Los orígenes de esta fábrica textil se remontan a inicios del siglo XX. Por entonces (1907), Arturo Junge y Guillermo Jansen realizan una alianza comercial que da origen a "Fábrica de Hilatura y tejeturía de géneros de algodón Chilean Mills & Co", llegando a alcanzar cierto grado de prosperidad que se tradujo en la adquisición de modernas maquinarias traídas directamente desde el, por entonces, Imperio Alemán. Eso hasta la Primera Guerra, cuando, debido a las restricciones al mercado mundial, la fábrica debió cerrar (1914).
Tras el conflicto (1925), se reabrió, sus instalaciones fueron adquiridas por la empresa "Grace & Co" (1929), que la mantuvo activa incluso durante el período más álgido del break. La nueva administración adquirió nuevas maquinarias y construyó más galpones y edificios de una empresa que ya tenía fama nacional e internacional. La calidad de sus productos era admirada, por lo que fue ganando más clientela.
Para chilenizar su nombre, en 1938, su razón social se transformó a "Fábrica textil Caupolicán-Chiguayante", la cual fue adquirida en 1960 (post terremoto) por el industrial Armando Yarur. Intervenida en 1971, fue devuelta a su dueño (1974), quien en 1980 volvió a cambiarle el nombre, esta vez a "Manufacturas Chilenas de Algodón, S. A., Machasa".
En 1999, la brasileña "Santista Textil" la compró, bajo cuya administración perduró hasta 2010, cuando cerró definitivamente debido a la competencia de la industria textil china, que envía productos a precios mucho más baratos.

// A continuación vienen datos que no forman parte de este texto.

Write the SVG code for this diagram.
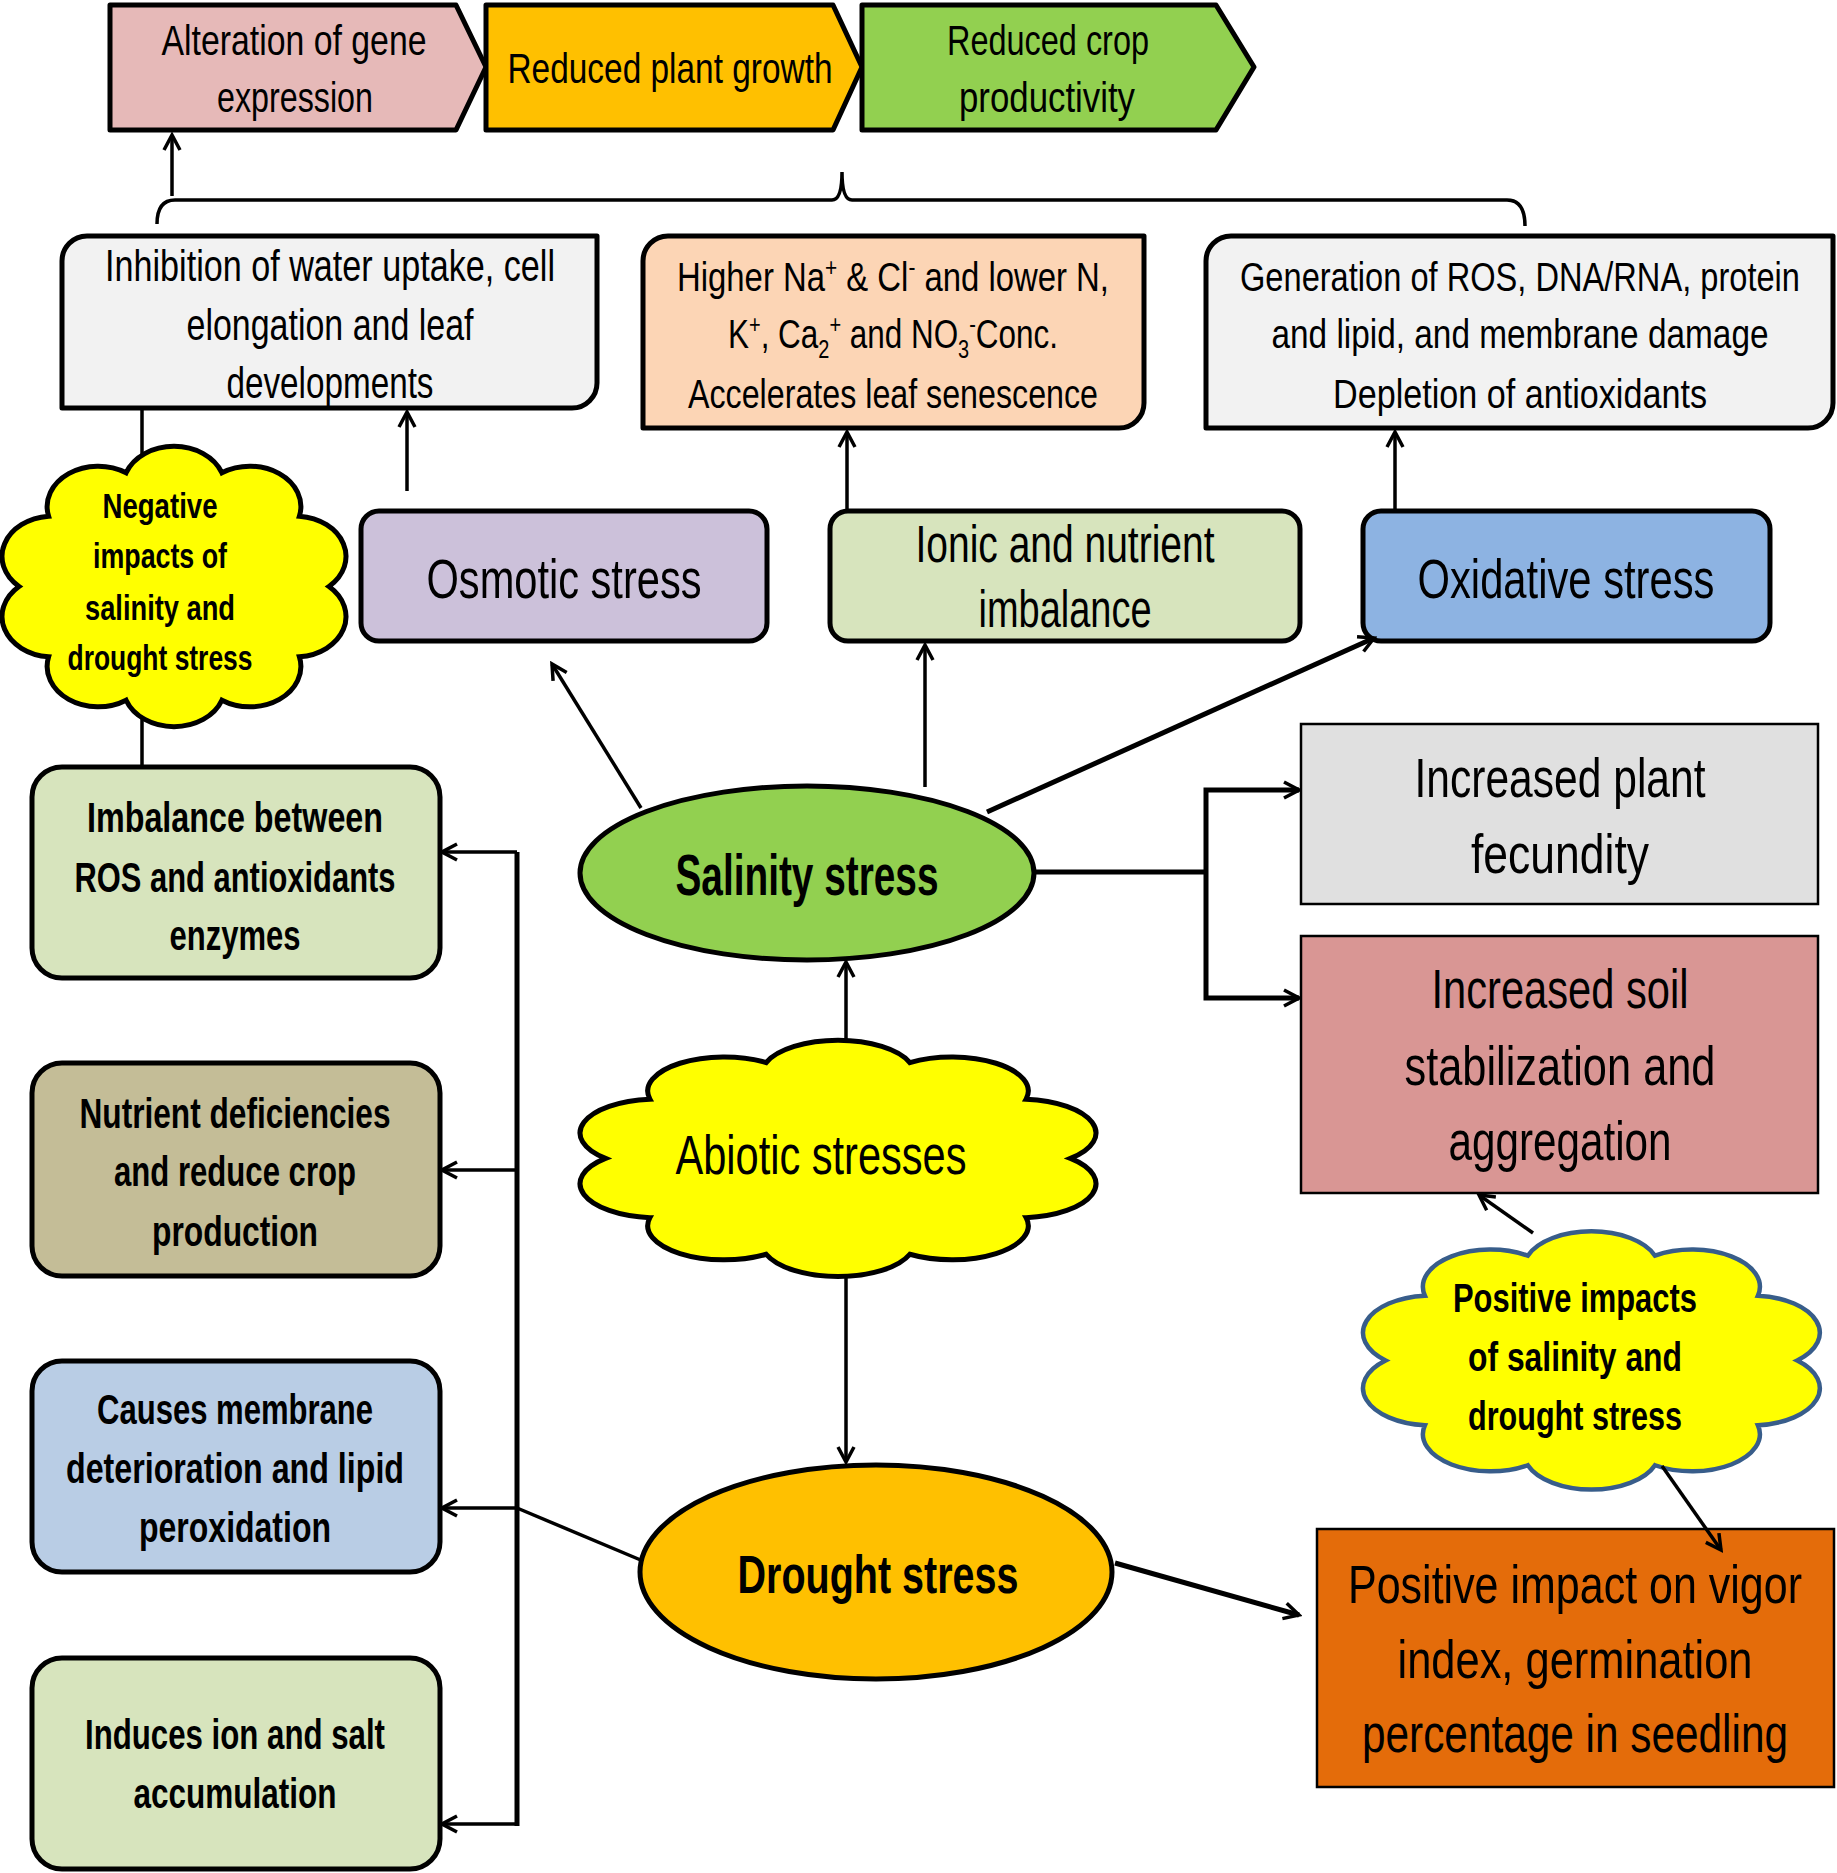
<svg xmlns="http://www.w3.org/2000/svg" xmlns:xlink="http://www.w3.org/1999/xlink" width="1837" height="1873" viewBox="0 0 1837 1873">
<style>
.t{font-family:"Liberation Sans",Arial,sans-serif;text-anchor:middle;fill:#000}
.b{font-weight:bold}
.bx{stroke:#000;stroke-width:5;stroke-linejoin:round}
.thin{stroke:#000;stroke-width:2.5}
.c{fill:none;stroke:#000;stroke-width:3.5}
.ck{fill:none;stroke:#000;stroke-width:5}
</style>
<defs>
<marker id="arr" viewBox="0 0 20 20" refX="17" refY="10" markerWidth="20" markerHeight="20" markerUnits="userSpaceOnUse" orient="auto-start-reverse">
<path d="M2,2 L17,10 L2,18" fill="none" stroke="#000" stroke-width="3.5" stroke-linejoin="miter"/>
</marker>
<path id="cloud" vector-effect="non-scaling-stroke" d="M37.33,11.96 A13.5,13.5 0 0 1 62.67,11.96 A13.5,13.5 0 0 1 83.17,26.49 A13.5,13.5 0 0 1 91,50 A13.5,13.5 0 0 1 83.17,73.51 A13.5,13.5 0 0 1 62.67,88.04 A13.5,13.5 0 0 1 37.33,88.04 A13.5,13.5 0 0 1 16.83,73.51 A13.5,13.5 0 0 1 9,50 A13.5,13.5 0 0 1 16.83,26.49 A13.5,13.5 0 0 1 37.33,11.96 Z"/>
</defs>
<rect width="1837" height="1873" fill="#fff"/>

<g id="n-gene">
<path class="bx" fill="#e6b9b8" d="M110,5 H456 L486,67 L456,130 H110 Z"/>
<text class="t" font-size="42" x="294" y="55" textLength="265" lengthAdjust="spacingAndGlyphs">Alteration of gene</text>
<text class="t" font-size="42" x="295" y="112" textLength="156" lengthAdjust="spacingAndGlyphs">expression</text>
</g>
<g id="n-growth">
<path class="bx" fill="#ffc000" d="M486,5 H833 L862,67 L833,130 H486 Z"/>
<text class="t" font-size="42" x="670" y="83" textLength="325" lengthAdjust="spacingAndGlyphs">Reduced plant growth</text>
</g>
<g id="n-productivity">
<path class="bx" fill="#92d050" d="M862,5 H1216 L1254,67 L1216,130 H862 Z"/>
<text class="t" font-size="42" x="1048" y="55" textLength="202" lengthAdjust="spacingAndGlyphs">Reduced crop</text>
<text class="t" font-size="42" x="1047" y="112" textLength="176" lengthAdjust="spacingAndGlyphs">productivity</text>
</g>

<g id="n-inhibition">
<path class="bx" fill="#f2f2f2" d="M62,261 A25,25 0 0 1 87,236 H597 V383 A25,25 0 0 1 572,408 H62 Z"/>
<text class="t" font-size="44" x="330" y="281" textLength="450" lengthAdjust="spacingAndGlyphs">Inhibition of water uptake, cell</text>
<text class="t" font-size="44" x="330" y="340" textLength="287" lengthAdjust="spacingAndGlyphs">elongation and leaf</text>
<text class="t" font-size="44" x="330" y="398" textLength="207" lengthAdjust="spacingAndGlyphs">developments</text>
</g>
<g id="n-ions">
<path class="bx" fill="#fcd5b5" d="M643,261 A25,25 0 0 1 668,236 H1144 V403 A25,25 0 0 1 1119,428 H643 Z"/>
<text class="t" font-size="41" x="893" y="291" textLength="432" lengthAdjust="spacingAndGlyphs">Higher Na<tspan dy="-15" font-size="26">+</tspan><tspan dy="15"> &amp; Cl</tspan><tspan dy="-15" font-size="26">-</tspan><tspan dy="15"> and lower N,</tspan></text>
<text class="t" font-size="41" x="893" y="348" textLength="330" lengthAdjust="spacingAndGlyphs">K<tspan dy="-15" font-size="26">+</tspan><tspan dy="15">, Ca</tspan><tspan dy="10" font-size="26">2</tspan><tspan dy="-25" font-size="26">+</tspan><tspan dy="15"> and NO</tspan><tspan dy="10" font-size="26">3</tspan><tspan dy="-25" font-size="26">-</tspan><tspan dy="15">Conc.</tspan></text>
<text class="t" font-size="41" x="893" y="408" textLength="410" lengthAdjust="spacingAndGlyphs">Accelerates leaf senescence</text>
</g>
<g id="n-ros">
<path class="bx" fill="#f2f2f2" d="M1206,261 A25,25 0 0 1 1231,236 H1833 V403 A25,25 0 0 1 1808,428 H1206 Z"/>
<text class="t" font-size="41" x="1520" y="291" textLength="560" lengthAdjust="spacingAndGlyphs">Generation of ROS, DNA/RNA, protein</text>
<text class="t" font-size="41" x="1520" y="348" textLength="497" lengthAdjust="spacingAndGlyphs">and lipid, and membrane damage</text>
<text class="t" font-size="41" x="1520" y="408" textLength="374" lengthAdjust="spacingAndGlyphs">Depletion of antioxidants</text>
</g>

<g id="n-negative">
<use xlink:href="#cloud" href="#cloud" transform="translate(-15,437) scale(3.78,2.99)" fill="#ffff00" stroke="#000" stroke-width="5"/>
<text class="t b" font-size="35" x="160" y="518" textLength="115" lengthAdjust="spacingAndGlyphs">Negative</text>
<text class="t b" font-size="35" x="160" y="568" textLength="134" lengthAdjust="spacingAndGlyphs">impacts of</text>
<text class="t b" font-size="35" x="160" y="620" textLength="150" lengthAdjust="spacingAndGlyphs">salinity and</text>
<text class="t b" font-size="35" x="160" y="670" textLength="185" lengthAdjust="spacingAndGlyphs">drought stress</text>
</g>

<g id="n-osmotic">
<rect class="bx" fill="#ccc1da" x="361" y="511" width="406" height="130" rx="18"/>
<text class="t" font-size="56" x="564" y="598" textLength="275" lengthAdjust="spacingAndGlyphs">Osmotic stress</text>
</g>
<g id="n-ionic">
<rect class="bx" fill="#d7e4bd" x="830" y="511" width="470" height="130" rx="18"/>
<text class="t" font-size="51" x="1065" y="562" textLength="299" lengthAdjust="spacingAndGlyphs">Ionic and nutrient</text>
<text class="t" font-size="51" x="1065" y="627" textLength="173" lengthAdjust="spacingAndGlyphs">imbalance</text>
</g>
<g id="n-oxidative">
<rect class="bx" fill="#8db3e2" x="1363" y="511" width="407" height="130" rx="18"/>
<text class="t" font-size="56" x="1566" y="598" textLength="297" lengthAdjust="spacingAndGlyphs">Oxidative stress</text>
</g>

<g id="n-salinity">
<ellipse class="bx" fill="#92d050" cx="807" cy="873" rx="227" ry="87"/>
<text class="t b" font-size="58" x="807" y="895" textLength="263" lengthAdjust="spacingAndGlyphs">Salinity stress</text>
</g>

<g id="n-fecundity">
<rect class="thin" fill="#e0e0e0" x="1301" y="724" width="517" height="180"/>
<text class="t" font-size="55" x="1560" y="797" textLength="291" lengthAdjust="spacingAndGlyphs">Increased plant</text>
<text class="t" font-size="55" x="1560" y="873" textLength="178" lengthAdjust="spacingAndGlyphs">fecundity</text>
</g>
<g id="n-soil">
<rect class="thin" fill="#d99694" x="1301" y="936" width="517" height="257"/>
<text class="t" font-size="55" x="1560" y="1008" textLength="257" lengthAdjust="spacingAndGlyphs">Increased soil</text>
<text class="t" font-size="55" x="1560" y="1085" textLength="311" lengthAdjust="spacingAndGlyphs">stabilization and</text>
<text class="t" font-size="55" x="1560" y="1160" textLength="223" lengthAdjust="spacingAndGlyphs">aggregation</text>
</g>

<g id="n-abiotic">
<use xlink:href="#cloud" href="#cloud" transform="translate(554.5,1032.4) scale(5.67,2.52)" fill="#ffff00" stroke="#000" stroke-width="5"/>
<text class="t" font-size="55" x="821" y="1174" textLength="291" lengthAdjust="spacingAndGlyphs">Abiotic stresses</text>
</g>

<g id="n-positive">
<use xlink:href="#cloud" href="#cloud" transform="translate(1340.4,1222.7) scale(5.02,2.755)" fill="#ffff00" stroke="#385d8a" stroke-width="4.5"/>
<text class="t b" font-size="40" x="1575" y="1312" textLength="244" lengthAdjust="spacingAndGlyphs">Positive impacts</text>
<text class="t b" font-size="40" x="1575" y="1371" textLength="214" lengthAdjust="spacingAndGlyphs">of salinity and</text>
<text class="t b" font-size="40" x="1575" y="1430" textLength="214" lengthAdjust="spacingAndGlyphs">drought stress</text>
</g>

<g id="n-drought">
<ellipse class="bx" fill="#ffc000" cx="876" cy="1572" rx="236" ry="107"/>
<text class="t b" font-size="54" x="878" y="1593" textLength="281" lengthAdjust="spacingAndGlyphs">Drought stress</text>
</g>

<g id="n-vigor">
<rect class="thin" fill="#e46c0a" x="1317" y="1529" width="517" height="258"/>
<text class="t" font-size="54" x="1575" y="1603" textLength="454" lengthAdjust="spacingAndGlyphs">Positive impact on vigor</text>
<text class="t" font-size="54" x="1575" y="1678" textLength="355" lengthAdjust="spacingAndGlyphs">index, germination</text>
<text class="t" font-size="54" x="1575" y="1752" textLength="426" lengthAdjust="spacingAndGlyphs">percentage in seedling</text>
</g>

<g id="n-imbalance">
<rect class="bx" fill="#d7e4bd" x="32" y="767" width="408" height="211" rx="30"/>
<text class="t b" font-size="42" x="235" y="832" textLength="296" lengthAdjust="spacingAndGlyphs">Imbalance between</text>
<text class="t b" font-size="42" x="235" y="892" textLength="321" lengthAdjust="spacingAndGlyphs">ROS and antioxidants</text>
<text class="t b" font-size="42" x="235" y="950" textLength="131" lengthAdjust="spacingAndGlyphs">enzymes</text>
</g>
<g id="n-nutrient">
<rect class="bx" fill="#c4bd97" x="32" y="1063" width="408" height="213" rx="30"/>
<text class="t b" font-size="42" x="235" y="1128" textLength="311" lengthAdjust="spacingAndGlyphs">Nutrient deficiencies</text>
<text class="t b" font-size="42" x="235" y="1186" textLength="242" lengthAdjust="spacingAndGlyphs">and reduce crop</text>
<text class="t b" font-size="42" x="235" y="1246" textLength="166" lengthAdjust="spacingAndGlyphs">production</text>
</g>
<g id="n-membrane">
<rect class="bx" fill="#b9cde5" x="32" y="1361" width="408" height="211" rx="30"/>
<text class="t b" font-size="42" x="235" y="1424" textLength="276" lengthAdjust="spacingAndGlyphs">Causes membrane</text>
<text class="t b" font-size="42" x="235" y="1483" textLength="338" lengthAdjust="spacingAndGlyphs">deterioration and lipid</text>
<text class="t b" font-size="42" x="235" y="1542" textLength="192" lengthAdjust="spacingAndGlyphs">peroxidation</text>
</g>
<g id="n-ion">
<rect class="bx" fill="#d7e4bd" x="32" y="1658" width="408" height="211" rx="30"/>
<text class="t b" font-size="42" x="235" y="1749" textLength="300" lengthAdjust="spacingAndGlyphs">Induces ion and salt</text>
<text class="t b" font-size="42" x="235" y="1808" textLength="203" lengthAdjust="spacingAndGlyphs">accumulation</text>
</g>

<g id="connectors">
<path class="c" d="M157,224 Q157,200 175,200 L832,200 Q842,200 842,172 Q842,200 852,200 L1507,200 Q1525,200 1525,226"/>
<line class="c" x1="172" y1="196" x2="172" y2="135" marker-end="url(#arr)"/>
<line class="c" x1="407" y1="491" x2="407" y2="412" marker-end="url(#arr)"/>
<path class="c" d="M142,410 V456 M142,717 V765"/>
<line class="c" x1="847" y1="511" x2="847" y2="432" marker-end="url(#arr)"/>
<line class="c" x1="1395" y1="511" x2="1395" y2="432" marker-end="url(#arr)"/>
<line class="c" x1="641" y1="808" x2="552" y2="664" marker-end="url(#arr)"/>
<line class="c" x1="925" y1="787" x2="925" y2="645" marker-end="url(#arr)"/>
<line class="ck" x1="987" y1="812" x2="1374" y2="638" marker-end="url(#arr)"/>
<line class="ck" x1="1034" y1="872" x2="1206" y2="872"/>
<path class="ck" d="M1299,790 H1206 V998 H1299" marker-start="url(#arr)" marker-end="url(#arr)"/>
<line class="c" x1="846" y1="1040" x2="846" y2="962" marker-end="url(#arr)"/>
<line class="c" x1="846" y1="1277" x2="846" y2="1462" marker-end="url(#arr)"/>
<line class="c" x1="643" y1="1561" x2="517" y2="1508"/>
<line class="ck" x1="517" y1="852" x2="517" y2="1826"/>
<line class="c" x1="517" y1="852" x2="442" y2="852" marker-end="url(#arr)"/>
<line class="c" x1="517" y1="1170" x2="442" y2="1170" marker-end="url(#arr)"/>
<line class="c" x1="517" y1="1508" x2="442" y2="1508" marker-end="url(#arr)"/>
<line class="c" x1="517" y1="1824" x2="442" y2="1824" marker-end="url(#arr)"/>
<line class="ck" x1="1115" y1="1563" x2="1299" y2="1615" marker-end="url(#arr)"/>
<line class="c" x1="1533" y1="1233" x2="1479" y2="1195" marker-end="url(#arr)"/>
<line class="c" x1="1662" y1="1466" x2="1721" y2="1550" marker-end="url(#arr)"/>
</g>
</svg>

Sus instalaciones no dejaban de ser sorprendentes, lo que puede evidenciarse en que llegaron a trabajar en ella poco más de 2.500 personas. Poco queda de ello. La mayor parte de sus muros ha sido demolida, dando paso a proyectos inmobiliarios. Lo que ha subsistido no cuenta con protección patrimonial. Existe un edificio del Sindicato Caupolicán, y una población de la textil.
Al igual que empresas del rubro industrial, como parte de las acciones de la época del Estado subsidiario, se construyó una población anexa a la fábrica. Así nació el proyecto de crear la población obrera "Caupolicán-Chiguayante" (1946). Sin embargo, el proyecto original (que incluía un gimnasio cubierto, salas de espectáculos, una sede social y almacenes) hacia 1951 solo concluyó algunas viviendas, quedando incompleto respecto de lo propuesto por el equipo de arquitectos encabezado por Oreste Depetris.
Los empleados también tuvieron su propio club deportivo, participando en varios campeonatos locales y nacionales. Pero, además, la vida social era muy activa: paseos de Navidad, de Año Nuevo, cumpleaños, actividades solidarias, bailes, bingos, etc., eran parte de la vida de los empleados, una sociabilidad que fue generando orgullo y sello identitario, que se fue reflejando en aquello que más perduró: su infraestructura. La extensión de la memoria colectiva a espacios físicos, sean casas, recintos industriales o muros, no son solo un soporte para sacar relatos de anécdotas, sino que se transforman en un apoyo a esas historias, cuentos de padres a hijos, de abuelos a nietos, es decir, pasan de una a otra generación como parte del gran desafío que implica para cada uno de nosotros dejar una huella. Si ello es producto de una identidad colectiva derivada de actividades y espacios como el aquí reseñado, adquiere un valor adicional, tanto por su aporte a lo local, como también al pasado nacional. En fin, se transforma en un bien de todos, mucho de ello heredado del trabajo de nuestros padres, por lo que es correcto llamarlo patrimonio, o sea, que ha sido heredado de los pater.